Ferger Place's Morningside Drive and Eveningside Drive were and are the linchpins of Chattanooga's first "planned community." And the neighborhood does have some residents who see the advantages of this proposal. One of them, Ruth Ann Graham, wrote a letter to the editor about it over the weekend.
"In fact, many Ferger Place residents support the proposed development for 60 affordable housing units at 1815 Main Street and were dismayed that the [Times Free Press] article gave voice only to one neighbor who was in strong opposition Had I known that the loudest voice at our Ferger Place neighborhood social would receive the greatest newspaper coverage, I might have approached our meeting differently. I fully support this project and look forward to learning what I can do to welcome our future neighbors."
We agree with her, and think turning a brownfield warehouse into a community blessing has the ideals of Ferger Place's many turn-of-the-century homes in mind.
The idea began to stir controversy in early February when two private partners put their idea in front of the Chattanooga City Council. They would help the city with two perennial problems — a lack of affordable housing and homelessness, which often has its roots in mental illness.
The local AIM Center, which offers employment, education, housing, socialization and wellness opportunities for adults living with serious mental illness, and the Vecino Group, a Missouri-based development company that focuses on supportive residential developments, want to revamp the former site of Arcade Beauty at 1815 Main Street into affordable apartments.
And they want to do it at no cost to the city of Chattanooga — except for the city's donation of the property and surplus building that currently is costing taxpayers 60,000 a year for maintenance of nearly uninhabitable space. The city had already deemed the property as largely unmarketable because potential environmental cleanup scares away developers looking for quick and substantial profit.
The AIM Center, with a 31-year track record here and more than 70 similar units in Chattanooga, already is providing similar services to about 80 people.
"We prioritize housing first because you have to have a place to stay before you can be expected to get a job or work on your mental health," said Jim McClure, the AIM Center's chief financial officer.
The added bonus of 45 affordable apartments in Chattanooga on Main Street could be a community saver. In Chattanooga, 24% of homeowners and 40% of renters are housing cost burdened, meaning they spend more than 30% of their gross annual income on housing, according to the Tennessee Housing Development Agency. Housing stability means a safer neighborhood.
Still, the "not in my back yard" attitude toward low-income housing is common, though not really based in fact, says Tyler Yount, director of special projects for the city of Chattanooga.
"There's really not data that suggests that adding affordable housing hurts a neighborhood or its property values. When you look at what this project really is, it's a $12 million investment and it's potentially getting people off of the streets.

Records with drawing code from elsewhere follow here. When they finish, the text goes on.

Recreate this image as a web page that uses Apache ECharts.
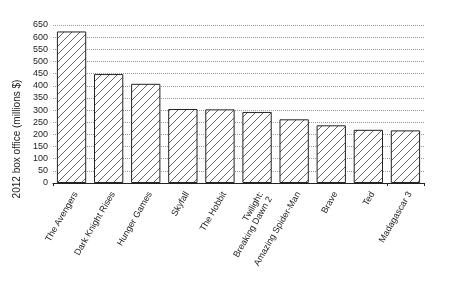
<!DOCTYPE html>
<html>
<head>
<meta charset="utf-8">
<script src="https://cdn.jsdelivr.net/npm/echarts@6/dist/echarts.min.js"></script>
<style>html,body{margin:0;padding:0;background:#fff}#c{width:450px;height:286px}</style>
</head>
<body>
<div id="c"></div>
<script>
const categories = ["The Avengers", "Dark Knight Rises", "Hunger Games", "Skyfall", "The Hobbit", "Twilight:\nBreaking Dawn 2", "Amazing Spider-Man", "Brave", "Ted", "Madagascar 3"];
const boxOffice = [623.4, 448.1, 408.0, 304.4, 303.0, 292.3, 262.0, 237.3, 218.8, 216.4];
const yTicks = [0, 50, 100, 150, 200, 250, 300, 350, 400, 450, 500, 550, 600, 650];
const yTitle = "2012 box office (millions $)";

function hatch() {
  const c = document.createElement('canvas');
  c.width = 8; c.height = 8;
  const g = c.getContext('2d');
  g.fillStyle = '#fff'; g.fillRect(0, 0, 8, 8);
  g.strokeStyle = '#555'; g.lineWidth = 0.9;
  g.beginPath();
  g.moveTo(-1, 9); g.lineTo(9, -1);
  g.moveTo(-1, 1); g.lineTo(1, -1);
  g.moveTo(7, 9); g.lineTo(9, 7);
  g.stroke();
  return c;
}

const chart = echarts.init(document.getElementById('c'), null, {renderer: 'canvas'});
const font = 'Liberation Sans, Arial, sans-serif';
chart.setOption({
  animation: false,
  grid: {left: 53, right: 26, top: 25, bottom: 103},
  xAxis: {
    type: 'category',
    data: categories,
    axisLine: {lineStyle: {color: '#222', width: 1}},
    axisTick: {show: true, length: 3, lineStyle: {color: '#222'}, interval: function (i) { return i === 0 || i === categories.length - 1; }},
    axisLabel: {interval: 0, rotate: 60, fontSize: 9, margin: 7, color: '#222', fontFamily: font, lineHeight: 10, verticalAlign: 'top'}
  },
  yAxis: {
    type: 'value',
    min: yTicks[0], max: yTicks[yTicks.length - 1], interval: yTicks[1] - yTicks[0],
    name: yTitle, nameLocation: 'middle', nameGap: 30, nameRotate: 90,
    nameTextStyle: {fontSize: 10, color: '#222', fontFamily: font, padding: [0, 70, 0, 0]},
    axisLine: {show: false},
    axisTick: {show: false},
    axisLabel: {fontSize: 9, color: '#222', margin: 5, fontFamily: font},
    splitLine: {lineStyle: {color: '#999', type: [1, 1], width: 1}}
  },
  series: [{
    type: 'bar',
    data: boxOffice,
    barCategoryGap: '21%',
    itemStyle: {color: {image: hatch(), repeat: 'repeat'}, borderColor: '#222', borderWidth: 1}
  }]
});
</script>
</body>
</html>
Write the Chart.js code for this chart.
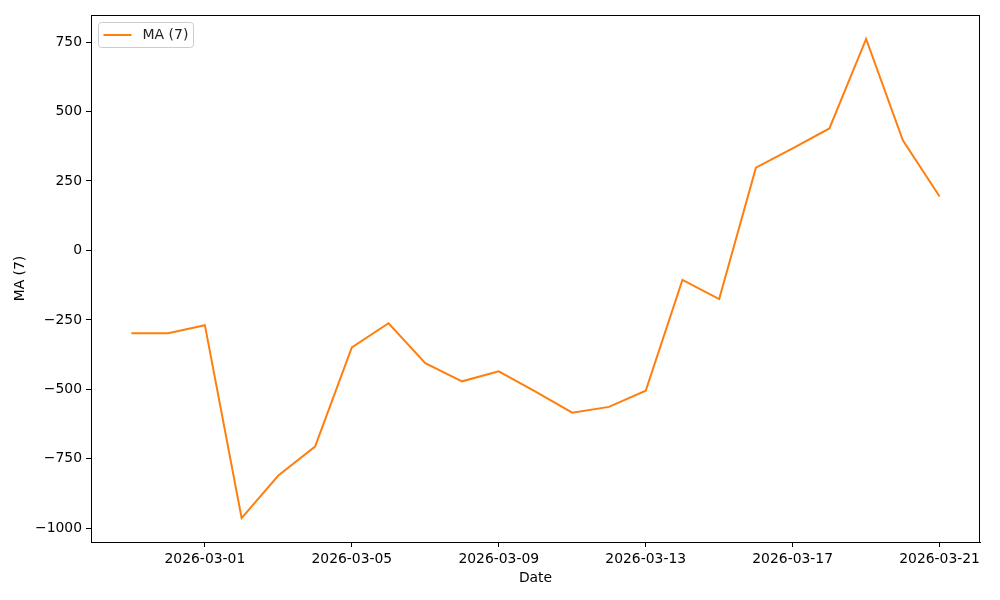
<!DOCTYPE html>
<html>
<head>
<meta charset="utf-8">
<script src="https://cdn.jsdelivr.net/npm/chart.js@4.4.1/dist/chart.umd.min.js"></script>
<style>
  html, body { margin: 0; padding: 0; background: #fff; }
  #wrap { width: 1000px; height: 600px; position: relative; }
</style>
</head>
<body>
<div id="wrap"><canvas id="c" width="1000" height="600"></canvas></div>
<script>
// data
var dates = ['2026-02-27','2026-02-28','2026-03-01','2026-03-02','2026-03-03','2026-03-04',
  '2026-03-05','2026-03-06','2026-03-07','2026-03-08','2026-03-09','2026-03-10','2026-03-11',
  '2026-03-12','2026-03-13','2026-03-14','2026-03-15','2026-03-16','2026-03-17','2026-03-18',
  '2026-03-19','2026-03-20','2026-03-21'];
var maValues = [-298,-298,-269,-963,-810,-706,-349,-262,-406,-471,-435,-508,-584,-563,-505,
  -106,-175,298,367,439,761,396,194];
var xTickDates = ['2026-03-01','2026-03-05','2026-03-09','2026-03-13','2026-03-17','2026-03-21'];
var yTicks = [-1000,-750,-500,-250,0,250,500,750];

var FONT = 'DejaVu Sans';
var n = dates.length;
var yLo = Math.min.apply(null, maValues), yHi = Math.max.apply(null, maValues);
var yPad = (yHi - yLo) * 0.05, xPad = (n - 1) * 0.05;

var points = maValues.map(function(v, i){ return {x: i, y: v}; });

var framePlugin = {
  id: 'frame',
  afterDraw: function(chart){
    var a = chart.chartArea, ctx = chart.ctx;
    ctx.save();
    ctx.strokeStyle = '#000';
    ctx.lineWidth = 1;
    ctx.strokeRect(Math.round(a.left) + 0.5, Math.round(a.top) + 0.5,
      Math.round(a.right - a.left) - 1, Math.round(a.bottom - a.top));
    // legend box, matplotlib style
    var ds = chart.data.datasets[0];
    var bx = a.left + 7.5, by = a.top + 7.5, bw = 95, bh = 25;
    ctx.fillStyle = 'rgba(255,255,255,0.8)';
    ctx.strokeStyle = '#cccccc';
    ctx.beginPath();
    if (ctx.roundRect) ctx.roundRect(bx, by, bw, bh, 3); else ctx.rect(bx, by, bw, bh);
    ctx.fill(); ctx.stroke();
    ctx.strokeStyle = ds.borderColor;
    ctx.lineWidth = 2;
    ctx.beginPath();
    ctx.moveTo(bx + 5, by + 12.5);
    ctx.lineTo(bx + 33, by + 12.5);
    ctx.stroke();
    ctx.fillStyle = '#222';
    ctx.font = '14px "' + FONT + '"';
    ctx.textBaseline = 'middle';
    ctx.fillText(ds.label, bx + 44, by + 12.5);
    ctx.restore();
  }
};

new Chart(document.getElementById('c'), {
  type: 'line',
  data: {
    datasets: [{
      label: 'MA (7)',
      data: points,
      borderColor: '#ff7f0e',
      borderWidth: 2,
      pointRadius: 0,
      tension: 0,
      fill: false
    }]
  },
  options: {
    responsive: false,
    animation: false,
    layout: { padding: { top: 15, right: 20, left: 0, bottom: 0 } },
    plugins: { legend: { display: false }, tooltip: { enabled: false } },
    scales: {
      x: {
        type: 'linear',
        min: -xPad, max: n - 1 + xPad,
        afterBuildTicks: function(s){
          s.ticks = xTickDates.map(function(d){ return {value: dates.indexOf(d)}; });
        },
        afterFit: function(s){ s.height = 58; },
        ticks: {
          color: '#000', font: { family: FONT, size: 13.9 }, maxRotation: 0, padding: 4,
          callback: function(v){ return dates[v]; }
        },
        grid: { drawOnChartArea: false, drawTicks: true, tickLength: 5, color: '#000' },
        border: { display: true, color: '#000' },
        title: { display: true, text: 'Date', color: '#000', font: { family: FONT, size: 13.9 }, padding: { top: 0, bottom: 13 } }
      },
      y: {
        type: 'linear',
        min: yLo - yPad, max: yHi + yPad,
        afterBuildTicks: function(s){
          s.ticks = yTicks.map(function(v){ return {value: v}; });
        },
        afterFit: function(s){ s.width = 91; },
        ticks: {
          color: '#000', font: { family: FONT, size: 13.9 }, padding: 4,
          callback: function(v){ return String(v).replace('-', '\u2212'); }
        },
        grid: { drawOnChartArea: false, drawTicks: true, tickLength: 5, color: '#000' },
        border: { display: true, color: '#000' },
        title: { display: true, text: 'MA (7)', color: '#000', font: { family: FONT, size: 13.9 }, padding: { top: 12, bottom: 4 } }
      }
    }
  },
  plugins: [framePlugin]
});
</script>
</body>
</html>
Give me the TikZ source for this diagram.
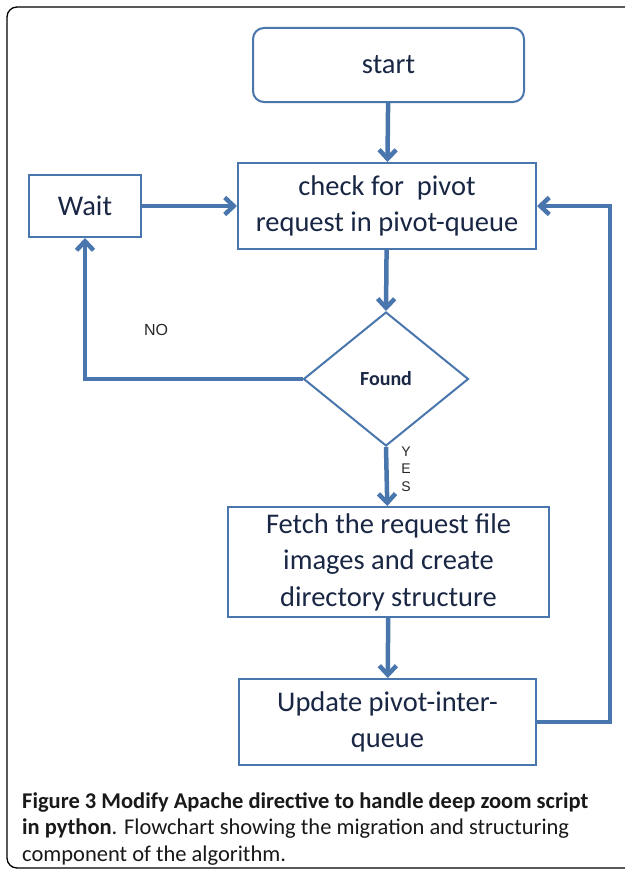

That seems like a plus to any neighborhood," he told Times Free Press reporter Sarah Grace Taylor. "We've seen it before where people have some idea of what income-restricted housing or the people who live there look like, and they react out of fear."
Within a week of hearing about the proposal, the Chattanooga City Council unanimously approved two resolutions authorizing the city mayor to begin negotiations and a brownfield application in preparation for the project.
Ferger Place is, without question a wonderful neighborhood — an island in a section of Main Street that has seen better days. Now it's time to put fears and biases aside and grow the island, not the blight.